The year 2020 has made contingency something that is more difficult to repress or ignore, therefore 2020 has been filled with more anguish than in prior years.
There have been so many different events that have put our (mine yours) contingent status as fragile human bodies in our faces.
As I've tried to go about living my day-to-day life during 2020 I've made some small changes to the way I live. Nothing major. Small things that seem to make a difference.
One of the small things I've started to do is to really listen to a lot more ambient music. Prior to 2020, I would listen to ambient from time to time, mainly when grading papers in a space where the talking of other people was distracting. But when I did this I was using ambient music as a way of blocking things out, nowadays I'm using it as a way to tap into things. I do this by putting on a good pair of over-ear headphones and sitting, or laying down, or walking, and really listening to the sounds of the ambient piece I'm listening to.
This has become a way of influencing the overall textures and tones of the head noise that is always playing in the background of my life. So today I want to share a few albums that have been useful to me.
Cruel Optimism By Lawrence English:
Notes on Cruel Optimism from Lawrence English, October 2016...
Cruel Optimism is a record that considers power (present and absent). It meditates on how power consumes, augments and ultimately shapes two subsequent human conditions: obsession and fragility. This pyramid is an affective ecology of the (ever)present moment.
This edition owes its title and its origins to the wonderful text of the same name by American theorist Lauren Berlant. I had the fortune to come across her writing almost a half-decade ago. In Cruel Optimism, I found a number of critical readings around the issues that have fuelled so much of the music I have been making recently. Beyond her keen analysis of the relations of attachment as they pertain to conditions of possibility in the everyday, it was particularly her writing around trauma I found deeply affecting. It was a jumping off point from which a plague of unsettling impressions of suffering, intolerance and ignorance could be unpacked and utilized as fuel over and above pointless frustration.
Ambient/1 Music for Airports by Brian Eno
Ambient 1: Music for Airports is the sixth studio album by Brian Eno. It was released by Polydor Records in 1978. The album consists of four compositions created by layering tape loops of differing lengths.
It was the first of four albums released in Eno's "Ambient" series, a term which he coined to differentiate his experimental and minimalistic approach to composition from "the products of the various purveyors of canned music".
The music was designed to be continuously looped as a sound installation, with the intent of defusing the tense, anxious atmosphere of an airport terminal. To achieve this, Eno sought to create music "as ignorable as it is interesting." Though it is not the earliest entry in the genre, it was the first album ever to be explicitly created under the label "ambient music."
Silencia by Hammock
“Silencia is a prelude to silence.”
Hammock’s Marc Byrd is speaking about the Nashville duo’s latest collection of meditative, lustrous compositions from his studio, perched south of Music City’s neon clamor.

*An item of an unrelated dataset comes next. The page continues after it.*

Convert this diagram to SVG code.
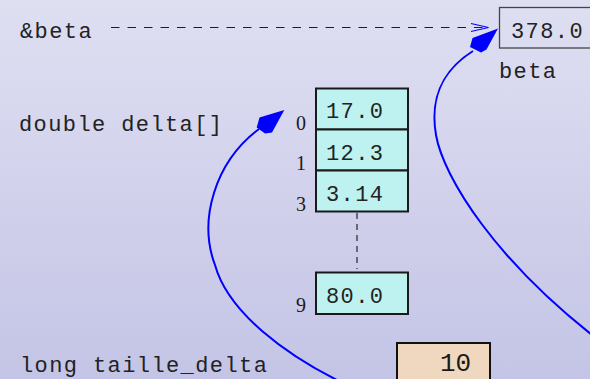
<svg xmlns="http://www.w3.org/2000/svg" width="590" height="379" viewBox="0 0 590 379">
  <defs>
    <linearGradient id="bg" x1="0" y1="0" x2="0" y2="1">
      <stop offset="0" stop-color="#dfdff2"/>
      <stop offset="1" stop-color="#c4c4e6"/>
    </linearGradient>
    <style>
      .code { font-family: "Liberation Mono", "DejaVu Sans Mono", monospace; font-size: 22px; letter-spacing: 1.4px; fill: #222; }
      .idx { font-family: "Liberation Serif", "DejaVu Serif", serif; font-size: 20px; fill: #1a1a1a; }
      .cell { fill: #bdf2f0; stroke: #1a1a1a; stroke-width: 2; }
      .ptr { fill: none; stroke: #0000ff; stroke-width: 2; }
      .head { fill: #0000ff; stroke: none; }
    </style>
  </defs>

  <rect x="0" y="0" width="590" height="379" fill="url(#bg)"/>

  <!-- variable names -->
  <g id="label-ref-beta">
    <text class="code" x="20" y="38">&amp;beta</text>
  </g>
  <g id="label-delta">
    <text class="code" x="19" y="131">double delta[]</text>
  </g>
  <g id="label-taille">
    <text class="code" x="20" y="372">long taille_delta</text>
  </g>

  <!-- scalar beta -->
  <g id="beta">
    <rect x="499.5" y="7.5" width="100" height="40.5" fill="none" stroke="#444" stroke-width="1.3"/>
    <text class="code" x="511" y="38">378.0</text>
    <text class="code" x="499" y="78">beta</text>
  </g>

  <!-- array delta -->
  <g id="delta">
    <rect class="cell" x="316" y="88.5" width="92" height="41"/>
    <rect class="cell" x="316" y="129.5" width="92" height="41"/>
    <rect class="cell" x="316" y="170.5" width="92" height="41"/>
    <rect class="cell" x="316" y="272.5" width="92" height="41.5"/>
    <text class="code" x="326" y="118">17.0</text>
    <text class="code" x="326" y="160">12.3</text>
    <text class="code" x="326" y="201">3.14</text>
    <text class="code" x="326" y="303">80.0</text>
    <text class="idx" x="296" y="130">0</text>
    <text class="idx" x="296" y="170">1</text>
    <text class="idx" x="296" y="211">3</text>
    <text class="idx" x="296" y="312">9</text>
    <line x1="357" y1="213" x2="357" y2="269" stroke="#333" stroke-width="1.3" stroke-dasharray="6 5"/>
  </g>

  <!-- size variable -->
  <g id="taille">
    <rect x="397" y="343" width="93" height="60" fill="#f0d8c0" stroke="#111" stroke-width="2"/>
    <text x="440" y="371" font-family="Liberation Mono, DejaVu Sans Mono, monospace" font-size="26" fill="#1a1a1a">10</text>
  </g>

  <!-- connectors -->
  <g id="connectors">
    <line x1="111" y1="27.5" x2="487" y2="27.5" stroke="#0000ff" stroke-width="1.2" stroke-dasharray="8.5 8"/>
    <polyline points="471,23.5 488.5,27.5 471,31.5" fill="none" stroke="#0000ff" stroke-width="1.2"/>

    <path class="ptr" d="M 345,384 C 285,355 228,312 215,265 C 198,220 215,162 259,129"/>
    <polygon class="head" points="284.3,110 259.5,117.5 256.7,127.5 265,133.5 272,132.5"/>

    <path class="ptr" d="M 605,345 C 495,262 443,176 436,135 C 430,100 440,72 473,51"/>
    <polygon class="head" points="498,28.5 472.5,38 470,47 481,52.5 486.5,49.5"/>
  </g>
</svg>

“It was made in reverence to that space,” he continues, “so it’s great if you don’t feel a need to listen to music after it ends. Silence has become a friend.”
Silencia, which arrives November 15 courtesy the band’s own Hammock Music label, is their 10th LP since founding in 2003. And it closes a trilogy that started in 2017 with Mysterium, a towering modern classical record that Byrd and co-founder Andrew Thompson made shortly after the death of 20-year-old Clark Kern, the former’s nephew.
“Mysterium was about a shattering,” Byrd says. “Universalis, the trilogy’s second record, was an attempt to put things back together, and Silencia reflects a quiet resolution of knowing this is what life is. You have to live in the midst of both.”